### Stated task
Repeat exactly, and only, the lines from the one that contains "Rebuild this chart" through the one that contains "-7.04, -7.83, -8.62]", both ends included.
______
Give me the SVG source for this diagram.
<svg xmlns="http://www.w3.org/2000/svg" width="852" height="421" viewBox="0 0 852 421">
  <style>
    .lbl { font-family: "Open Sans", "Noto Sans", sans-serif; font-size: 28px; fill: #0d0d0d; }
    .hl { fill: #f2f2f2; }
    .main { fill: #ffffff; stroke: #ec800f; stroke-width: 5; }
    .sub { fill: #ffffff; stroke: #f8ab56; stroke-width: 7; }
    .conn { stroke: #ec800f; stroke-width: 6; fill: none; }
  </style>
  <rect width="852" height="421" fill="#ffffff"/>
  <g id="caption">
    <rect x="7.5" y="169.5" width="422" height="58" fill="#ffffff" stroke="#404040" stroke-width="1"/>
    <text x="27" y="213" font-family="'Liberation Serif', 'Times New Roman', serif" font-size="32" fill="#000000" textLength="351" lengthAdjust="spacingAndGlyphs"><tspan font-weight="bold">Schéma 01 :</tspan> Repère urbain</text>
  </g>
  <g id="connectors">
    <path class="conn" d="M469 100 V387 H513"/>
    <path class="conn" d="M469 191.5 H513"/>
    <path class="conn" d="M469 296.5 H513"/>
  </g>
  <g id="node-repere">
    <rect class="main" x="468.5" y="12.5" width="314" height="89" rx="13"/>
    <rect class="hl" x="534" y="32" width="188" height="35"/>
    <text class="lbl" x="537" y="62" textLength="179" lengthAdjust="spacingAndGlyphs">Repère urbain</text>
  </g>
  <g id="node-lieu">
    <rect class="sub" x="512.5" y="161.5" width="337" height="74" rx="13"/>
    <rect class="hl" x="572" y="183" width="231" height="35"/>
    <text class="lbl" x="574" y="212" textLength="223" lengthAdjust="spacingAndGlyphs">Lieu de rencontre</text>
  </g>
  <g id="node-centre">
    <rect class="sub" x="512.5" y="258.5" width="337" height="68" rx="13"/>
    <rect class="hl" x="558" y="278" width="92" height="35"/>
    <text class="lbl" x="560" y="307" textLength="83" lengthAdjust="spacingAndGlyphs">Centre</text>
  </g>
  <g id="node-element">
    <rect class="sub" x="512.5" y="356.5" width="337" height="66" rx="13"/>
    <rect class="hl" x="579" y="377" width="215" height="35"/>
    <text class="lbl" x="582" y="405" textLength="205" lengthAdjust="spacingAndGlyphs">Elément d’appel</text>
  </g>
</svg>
______
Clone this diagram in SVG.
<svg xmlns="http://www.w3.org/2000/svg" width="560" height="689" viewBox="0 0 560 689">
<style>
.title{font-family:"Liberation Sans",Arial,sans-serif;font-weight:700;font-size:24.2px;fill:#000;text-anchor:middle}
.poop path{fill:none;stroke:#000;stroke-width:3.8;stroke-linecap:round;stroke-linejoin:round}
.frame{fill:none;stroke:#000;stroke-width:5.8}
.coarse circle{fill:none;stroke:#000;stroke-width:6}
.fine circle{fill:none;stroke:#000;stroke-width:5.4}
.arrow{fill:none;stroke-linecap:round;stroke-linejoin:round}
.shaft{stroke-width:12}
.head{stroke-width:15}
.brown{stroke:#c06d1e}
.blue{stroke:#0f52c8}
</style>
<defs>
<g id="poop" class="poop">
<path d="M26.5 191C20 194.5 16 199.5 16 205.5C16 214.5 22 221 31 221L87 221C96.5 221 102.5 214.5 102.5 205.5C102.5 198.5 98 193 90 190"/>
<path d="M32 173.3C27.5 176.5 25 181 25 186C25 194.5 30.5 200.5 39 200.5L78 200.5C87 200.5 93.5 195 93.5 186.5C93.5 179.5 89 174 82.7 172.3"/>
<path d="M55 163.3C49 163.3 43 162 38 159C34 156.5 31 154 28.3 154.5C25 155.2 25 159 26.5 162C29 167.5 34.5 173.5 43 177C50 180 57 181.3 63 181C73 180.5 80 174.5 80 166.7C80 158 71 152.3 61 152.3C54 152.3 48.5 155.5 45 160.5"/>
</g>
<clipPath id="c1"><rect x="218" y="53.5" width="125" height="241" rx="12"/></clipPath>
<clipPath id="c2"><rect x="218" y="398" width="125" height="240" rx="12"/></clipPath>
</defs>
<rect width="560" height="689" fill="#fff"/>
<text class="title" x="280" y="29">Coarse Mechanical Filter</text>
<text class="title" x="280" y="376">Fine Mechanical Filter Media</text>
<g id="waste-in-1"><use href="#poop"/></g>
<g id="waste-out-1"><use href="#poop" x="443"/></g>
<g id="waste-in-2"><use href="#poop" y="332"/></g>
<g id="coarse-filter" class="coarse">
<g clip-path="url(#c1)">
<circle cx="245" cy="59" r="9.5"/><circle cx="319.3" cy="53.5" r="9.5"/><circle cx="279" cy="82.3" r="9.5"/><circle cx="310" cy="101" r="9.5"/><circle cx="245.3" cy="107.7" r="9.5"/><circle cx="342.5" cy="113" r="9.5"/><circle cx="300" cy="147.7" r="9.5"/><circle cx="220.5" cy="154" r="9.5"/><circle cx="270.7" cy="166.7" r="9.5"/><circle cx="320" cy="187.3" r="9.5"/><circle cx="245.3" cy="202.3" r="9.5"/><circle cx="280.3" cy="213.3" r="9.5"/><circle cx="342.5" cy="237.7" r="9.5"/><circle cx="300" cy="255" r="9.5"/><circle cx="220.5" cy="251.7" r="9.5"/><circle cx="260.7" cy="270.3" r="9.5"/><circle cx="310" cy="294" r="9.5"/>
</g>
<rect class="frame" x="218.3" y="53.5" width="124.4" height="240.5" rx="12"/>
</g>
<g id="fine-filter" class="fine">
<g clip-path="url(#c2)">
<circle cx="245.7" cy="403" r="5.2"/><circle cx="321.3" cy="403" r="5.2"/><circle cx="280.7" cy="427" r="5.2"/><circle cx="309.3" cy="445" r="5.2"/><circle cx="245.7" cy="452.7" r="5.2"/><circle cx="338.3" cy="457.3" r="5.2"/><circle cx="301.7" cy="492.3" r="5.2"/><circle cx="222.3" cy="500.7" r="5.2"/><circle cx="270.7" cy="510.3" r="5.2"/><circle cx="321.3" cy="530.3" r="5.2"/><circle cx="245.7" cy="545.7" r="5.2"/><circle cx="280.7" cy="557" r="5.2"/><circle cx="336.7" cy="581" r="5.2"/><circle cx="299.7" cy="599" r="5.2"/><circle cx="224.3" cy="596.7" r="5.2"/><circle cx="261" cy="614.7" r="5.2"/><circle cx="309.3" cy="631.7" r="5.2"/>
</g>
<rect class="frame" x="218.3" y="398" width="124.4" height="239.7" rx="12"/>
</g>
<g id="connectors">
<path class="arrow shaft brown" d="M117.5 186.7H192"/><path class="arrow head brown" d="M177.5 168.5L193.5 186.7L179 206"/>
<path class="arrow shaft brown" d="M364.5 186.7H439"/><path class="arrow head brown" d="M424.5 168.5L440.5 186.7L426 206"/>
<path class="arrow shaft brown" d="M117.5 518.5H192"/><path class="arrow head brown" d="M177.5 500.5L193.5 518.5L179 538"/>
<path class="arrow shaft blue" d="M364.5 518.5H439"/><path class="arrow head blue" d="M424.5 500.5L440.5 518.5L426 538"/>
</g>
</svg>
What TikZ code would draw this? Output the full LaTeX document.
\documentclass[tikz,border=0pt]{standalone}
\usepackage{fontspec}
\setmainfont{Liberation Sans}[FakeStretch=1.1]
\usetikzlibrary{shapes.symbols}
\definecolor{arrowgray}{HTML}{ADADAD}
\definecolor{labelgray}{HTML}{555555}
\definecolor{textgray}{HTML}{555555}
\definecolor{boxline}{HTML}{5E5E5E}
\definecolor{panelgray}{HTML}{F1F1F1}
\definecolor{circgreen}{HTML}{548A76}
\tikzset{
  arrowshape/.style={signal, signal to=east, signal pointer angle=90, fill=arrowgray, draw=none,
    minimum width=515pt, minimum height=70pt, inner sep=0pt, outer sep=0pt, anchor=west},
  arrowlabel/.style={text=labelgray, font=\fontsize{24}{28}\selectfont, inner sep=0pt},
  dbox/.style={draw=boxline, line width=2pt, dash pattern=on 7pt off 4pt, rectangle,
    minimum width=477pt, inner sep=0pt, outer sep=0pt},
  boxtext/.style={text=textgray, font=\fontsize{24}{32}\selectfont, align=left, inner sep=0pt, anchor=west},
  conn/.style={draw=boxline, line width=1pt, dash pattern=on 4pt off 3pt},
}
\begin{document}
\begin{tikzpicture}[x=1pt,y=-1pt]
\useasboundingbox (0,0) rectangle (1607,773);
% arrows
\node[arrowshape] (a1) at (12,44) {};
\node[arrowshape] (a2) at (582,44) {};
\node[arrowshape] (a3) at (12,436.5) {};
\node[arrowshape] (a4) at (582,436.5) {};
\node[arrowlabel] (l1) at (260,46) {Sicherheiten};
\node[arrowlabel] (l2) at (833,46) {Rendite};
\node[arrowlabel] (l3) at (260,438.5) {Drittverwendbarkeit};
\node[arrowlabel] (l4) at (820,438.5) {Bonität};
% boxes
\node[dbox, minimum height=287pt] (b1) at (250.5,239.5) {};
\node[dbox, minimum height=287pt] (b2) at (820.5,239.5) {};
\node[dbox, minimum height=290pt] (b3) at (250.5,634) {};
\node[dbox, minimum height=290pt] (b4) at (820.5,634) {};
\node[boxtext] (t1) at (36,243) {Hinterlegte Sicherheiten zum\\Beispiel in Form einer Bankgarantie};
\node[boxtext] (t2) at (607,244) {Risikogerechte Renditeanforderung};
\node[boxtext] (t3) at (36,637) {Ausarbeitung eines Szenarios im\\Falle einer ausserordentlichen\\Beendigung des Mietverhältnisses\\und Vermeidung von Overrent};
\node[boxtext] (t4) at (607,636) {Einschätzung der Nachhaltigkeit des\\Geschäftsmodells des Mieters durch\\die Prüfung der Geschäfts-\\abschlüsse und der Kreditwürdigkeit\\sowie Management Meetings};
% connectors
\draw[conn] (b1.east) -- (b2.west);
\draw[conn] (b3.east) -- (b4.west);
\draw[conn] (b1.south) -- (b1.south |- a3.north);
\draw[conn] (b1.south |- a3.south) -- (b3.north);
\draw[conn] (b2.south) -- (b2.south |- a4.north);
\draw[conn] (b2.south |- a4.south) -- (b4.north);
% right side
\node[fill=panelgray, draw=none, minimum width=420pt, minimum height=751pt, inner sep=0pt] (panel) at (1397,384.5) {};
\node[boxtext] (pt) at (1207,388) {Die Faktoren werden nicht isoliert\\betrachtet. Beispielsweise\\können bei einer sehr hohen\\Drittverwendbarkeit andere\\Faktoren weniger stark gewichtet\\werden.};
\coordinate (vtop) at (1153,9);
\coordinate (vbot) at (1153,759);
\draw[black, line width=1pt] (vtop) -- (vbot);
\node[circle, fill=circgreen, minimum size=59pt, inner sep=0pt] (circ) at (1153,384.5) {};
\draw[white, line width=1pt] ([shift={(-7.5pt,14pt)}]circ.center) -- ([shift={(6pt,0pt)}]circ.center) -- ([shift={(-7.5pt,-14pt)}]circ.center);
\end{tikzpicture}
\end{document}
______
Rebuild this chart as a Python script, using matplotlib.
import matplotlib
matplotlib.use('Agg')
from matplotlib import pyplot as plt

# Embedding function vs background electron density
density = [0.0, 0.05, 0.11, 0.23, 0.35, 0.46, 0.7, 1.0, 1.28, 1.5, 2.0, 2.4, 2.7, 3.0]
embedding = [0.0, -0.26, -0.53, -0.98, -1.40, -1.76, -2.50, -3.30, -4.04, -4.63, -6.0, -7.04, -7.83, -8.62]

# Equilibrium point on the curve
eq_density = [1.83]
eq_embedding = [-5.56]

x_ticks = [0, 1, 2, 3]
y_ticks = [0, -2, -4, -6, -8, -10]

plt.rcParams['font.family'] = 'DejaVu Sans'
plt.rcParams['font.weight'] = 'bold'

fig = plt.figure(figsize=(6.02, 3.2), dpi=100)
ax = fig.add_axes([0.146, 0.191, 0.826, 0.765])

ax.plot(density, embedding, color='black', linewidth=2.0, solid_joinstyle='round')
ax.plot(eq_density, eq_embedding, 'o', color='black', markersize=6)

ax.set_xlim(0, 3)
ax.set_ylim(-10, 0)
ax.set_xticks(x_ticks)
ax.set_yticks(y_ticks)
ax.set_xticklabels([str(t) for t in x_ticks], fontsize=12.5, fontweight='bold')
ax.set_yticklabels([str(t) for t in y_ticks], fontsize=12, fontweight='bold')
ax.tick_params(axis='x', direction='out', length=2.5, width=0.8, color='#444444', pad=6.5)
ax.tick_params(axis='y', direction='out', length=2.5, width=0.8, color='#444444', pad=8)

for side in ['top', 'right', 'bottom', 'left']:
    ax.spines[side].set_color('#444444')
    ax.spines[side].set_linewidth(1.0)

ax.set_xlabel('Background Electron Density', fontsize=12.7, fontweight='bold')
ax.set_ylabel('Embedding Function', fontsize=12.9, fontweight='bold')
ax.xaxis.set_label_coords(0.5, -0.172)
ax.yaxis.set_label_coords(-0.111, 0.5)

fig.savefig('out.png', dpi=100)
______
### The reply
Rebuild this chart as a Python script, using matplotlib.
import matplotlib
matplotlib.use('Agg')
from matplotlib import pyplot as plt

# Embedding function vs background electron density
density = [0.0, 0.05, 0.11, 0.23, 0.35, 0.46, 0.7, 1.0, 1.28, 1.5, 2.0, 2.4, 2.7, 3.0]
embedding = [0.0, -0.26, -0.53, -0.98, -1.40, -1.76, -2.50, -3.30, -4.04, -4.63, -6.0, -7.04, -7.83, -8.62]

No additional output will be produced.